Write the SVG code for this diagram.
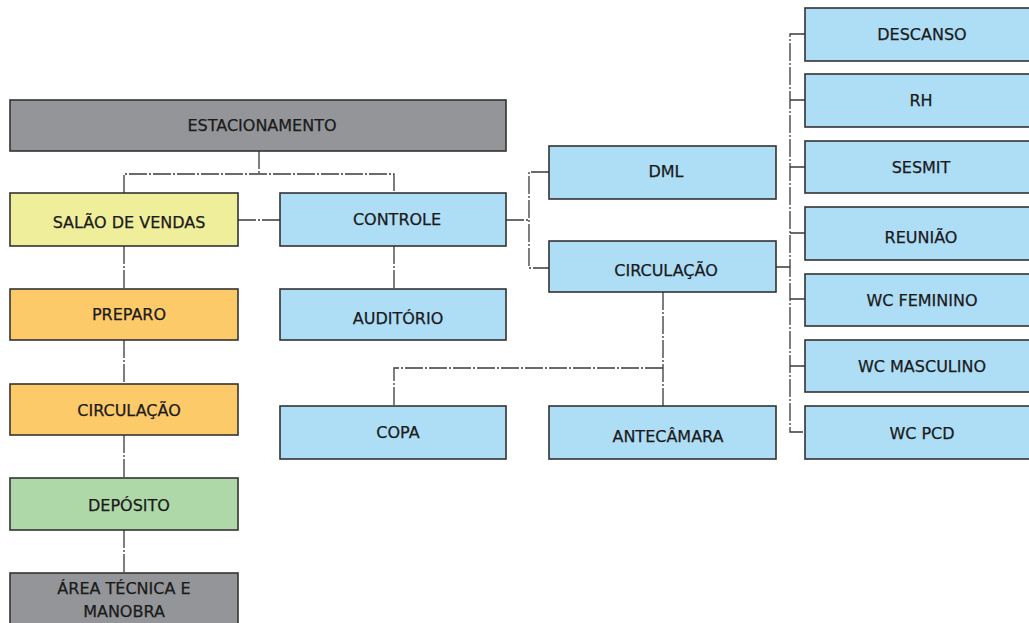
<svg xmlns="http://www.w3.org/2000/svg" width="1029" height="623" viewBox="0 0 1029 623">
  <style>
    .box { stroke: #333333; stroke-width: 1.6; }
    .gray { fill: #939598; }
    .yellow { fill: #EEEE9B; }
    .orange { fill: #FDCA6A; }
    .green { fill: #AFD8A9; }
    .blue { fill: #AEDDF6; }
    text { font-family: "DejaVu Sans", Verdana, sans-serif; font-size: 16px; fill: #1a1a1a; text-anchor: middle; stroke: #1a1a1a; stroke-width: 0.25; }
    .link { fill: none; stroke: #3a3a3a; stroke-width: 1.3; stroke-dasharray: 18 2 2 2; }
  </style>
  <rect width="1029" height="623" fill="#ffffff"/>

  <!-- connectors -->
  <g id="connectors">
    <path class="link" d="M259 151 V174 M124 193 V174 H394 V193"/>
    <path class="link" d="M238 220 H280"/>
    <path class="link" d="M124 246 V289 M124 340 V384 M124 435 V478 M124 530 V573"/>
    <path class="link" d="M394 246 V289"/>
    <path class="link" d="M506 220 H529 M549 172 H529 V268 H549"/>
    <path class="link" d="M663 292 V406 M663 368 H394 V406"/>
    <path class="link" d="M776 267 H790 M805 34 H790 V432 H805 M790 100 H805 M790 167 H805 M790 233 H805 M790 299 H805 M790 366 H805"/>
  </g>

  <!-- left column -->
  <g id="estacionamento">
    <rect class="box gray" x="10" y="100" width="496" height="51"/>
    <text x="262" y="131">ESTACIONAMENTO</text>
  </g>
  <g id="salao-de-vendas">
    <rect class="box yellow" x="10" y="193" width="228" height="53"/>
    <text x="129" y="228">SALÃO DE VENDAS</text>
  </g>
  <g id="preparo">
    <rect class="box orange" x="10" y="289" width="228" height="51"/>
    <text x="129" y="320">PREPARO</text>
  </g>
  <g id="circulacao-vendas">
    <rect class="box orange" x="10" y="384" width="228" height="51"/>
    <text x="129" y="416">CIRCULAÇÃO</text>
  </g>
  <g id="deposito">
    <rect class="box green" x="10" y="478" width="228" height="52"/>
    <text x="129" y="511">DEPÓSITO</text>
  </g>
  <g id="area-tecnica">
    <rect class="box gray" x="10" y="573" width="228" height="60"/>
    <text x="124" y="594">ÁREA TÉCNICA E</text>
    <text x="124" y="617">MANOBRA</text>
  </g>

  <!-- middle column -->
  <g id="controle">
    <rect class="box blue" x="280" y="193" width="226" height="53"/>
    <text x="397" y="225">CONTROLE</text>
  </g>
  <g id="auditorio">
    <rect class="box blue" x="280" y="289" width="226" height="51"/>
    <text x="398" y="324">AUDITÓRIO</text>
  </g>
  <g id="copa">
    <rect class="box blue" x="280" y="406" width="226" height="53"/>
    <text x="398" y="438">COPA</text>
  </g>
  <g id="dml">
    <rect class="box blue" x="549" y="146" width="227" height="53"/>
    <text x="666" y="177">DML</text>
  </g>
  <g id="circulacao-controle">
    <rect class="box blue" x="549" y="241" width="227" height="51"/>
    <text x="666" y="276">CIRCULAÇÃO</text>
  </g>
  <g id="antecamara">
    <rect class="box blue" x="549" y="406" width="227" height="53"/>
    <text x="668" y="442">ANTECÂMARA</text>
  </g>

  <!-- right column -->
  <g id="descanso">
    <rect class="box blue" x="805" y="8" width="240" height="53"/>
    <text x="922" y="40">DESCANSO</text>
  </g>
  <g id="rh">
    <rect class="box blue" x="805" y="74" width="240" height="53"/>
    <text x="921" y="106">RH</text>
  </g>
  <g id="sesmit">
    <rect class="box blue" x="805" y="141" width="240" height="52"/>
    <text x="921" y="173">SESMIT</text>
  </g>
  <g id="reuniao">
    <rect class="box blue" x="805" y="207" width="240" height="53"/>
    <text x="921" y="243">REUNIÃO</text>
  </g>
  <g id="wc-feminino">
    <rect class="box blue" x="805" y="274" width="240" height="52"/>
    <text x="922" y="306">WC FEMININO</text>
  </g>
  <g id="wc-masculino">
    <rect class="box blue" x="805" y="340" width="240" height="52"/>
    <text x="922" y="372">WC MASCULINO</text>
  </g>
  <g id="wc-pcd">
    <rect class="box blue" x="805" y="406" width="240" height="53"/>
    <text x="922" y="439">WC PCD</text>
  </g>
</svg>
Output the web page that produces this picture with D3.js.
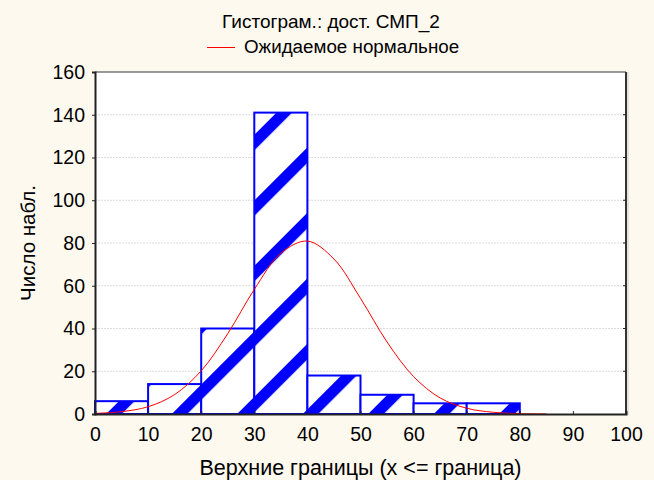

__________

What to produce —
Repeat all the data as it stands, dropping any images it holds.

Written response —
Write the SVG code for this diagram.
<svg xmlns="http://www.w3.org/2000/svg" width="1029" height="623" viewBox="0 0 1029 623">
  <style>
    .box { stroke: #333333; stroke-width: 1.6; }
    .gray { fill: #939598; }
    .yellow { fill: #EEEE9B; }
    .orange { fill: #FDCA6A; }
    .green { fill: #AFD8A9; }
    .blue { fill: #AEDDF6; }
    text { font-family: "DejaVu Sans", Verdana, sans-serif; font-size: 16px; fill: #1a1a1a; text-anchor: middle; stroke: #1a1a1a; stroke-width: 0.25; }
    .link { fill: none; stroke: #3a3a3a; stroke-width: 1.3; stroke-dasharray: 18 2 2 2; }
  </style>
  <rect width="1029" height="623" fill="#ffffff"/>

  <!-- connectors -->
  <g id="connectors">
    <path class="link" d="M259 151 V174 M124 193 V174 H394 V193"/>
    <path class="link" d="M238 220 H280"/>
    <path class="link" d="M124 246 V289 M124 340 V384 M124 435 V478 M124 530 V573"/>
    <path class="link" d="M394 246 V289"/>
    <path class="link" d="M506 220 H529 M549 172 H529 V268 H549"/>
    <path class="link" d="M663 292 V406 M663 368 H394 V406"/>
    <path class="link" d="M776 267 H790 M805 34 H790 V432 H805 M790 100 H805 M790 167 H805 M790 233 H805 M790 299 H805 M790 366 H805"/>
  </g>

  <!-- left column -->
  <g id="estacionamento">
    <rect class="box gray" x="10" y="100" width="496" height="51"/>
    <text x="262" y="131">ESTACIONAMENTO</text>
  </g>
  <g id="salao-de-vendas">
    <rect class="box yellow" x="10" y="193" width="228" height="53"/>
    <text x="129" y="228">SALÃO DE VENDAS</text>
  </g>
  <g id="preparo">
    <rect class="box orange" x="10" y="289" width="228" height="51"/>
    <text x="129" y="320">PREPARO</text>
  </g>
  <g id="circulacao-vendas">
    <rect class="box orange" x="10" y="384" width="228" height="51"/>
    <text x="129" y="416">CIRCULAÇÃO</text>
  </g>
  <g id="deposito">
    <rect class="box green" x="10" y="478" width="228" height="52"/>
    <text x="129" y="511">DEPÓSITO</text>
  </g>
  <g id="area-tecnica">
    <rect class="box gray" x="10" y="573" width="228" height="60"/>
    <text x="124" y="594">ÁREA TÉCNICA E</text>
    <text x="124" y="617">MANOBRA</text>
  </g>

  <!-- middle column -->
  <g id="controle">
    <rect class="box blue" x="280" y="193" width="226" height="53"/>
    <text x="397" y="225">CONTROLE</text>
  </g>
  <g id="auditorio">
    <rect class="box blue" x="280" y="289" width="226" height="51"/>
    <text x="398" y="324">AUDITÓRIO</text>
  </g>
  <g id="copa">
    <rect class="box blue" x="280" y="406" width="226" height="53"/>
    <text x="398" y="438">COPA</text>
  </g>
  <g id="dml">
    <rect class="box blue" x="549" y="146" width="227" height="53"/>
    <text x="666" y="177">DML</text>
  </g>
  <g id="circulacao-controle">
    <rect class="box blue" x="549" y="241" width="227" height="51"/>
    <text x="666" y="276">CIRCULAÇÃO</text>
  </g>
  <g id="antecamara">
    <rect class="box blue" x="549" y="406" width="227" height="53"/>
    <text x="668" y="442">ANTECÂMARA</text>
  </g>

  <!-- right column -->
  <g id="descanso">
    <rect class="box blue" x="805" y="8" width="240" height="53"/>
    <text x="922" y="40">DESCANSO</text>
  </g>
  <g id="rh">
    <rect class="box blue" x="805" y="74" width="240" height="53"/>
    <text x="921" y="106">RH</text>
  </g>
  <g id="sesmit">
    <rect class="box blue" x="805" y="141" width="240" height="52"/>
    <text x="921" y="173">SESMIT</text>
  </g>
  <g id="reuniao">
    <rect class="box blue" x="805" y="207" width="240" height="53"/>
    <text x="921" y="243">REUNIÃO</text>
  </g>
  <g id="wc-feminino">
    <rect class="box blue" x="805" y="274" width="240" height="52"/>
    <text x="922" y="306">WC FEMININO</text>
  </g>
  <g id="wc-masculino">
    <rect class="box blue" x="805" y="340" width="240" height="52"/>
    <text x="922" y="372">WC MASCULINO</text>
  </g>
  <g id="wc-pcd">
    <rect class="box blue" x="805" y="406" width="240" height="53"/>
    <text x="922" y="439">WC PCD</text>
  </g>
</svg>
Output the web page that produces this picture with D3.js.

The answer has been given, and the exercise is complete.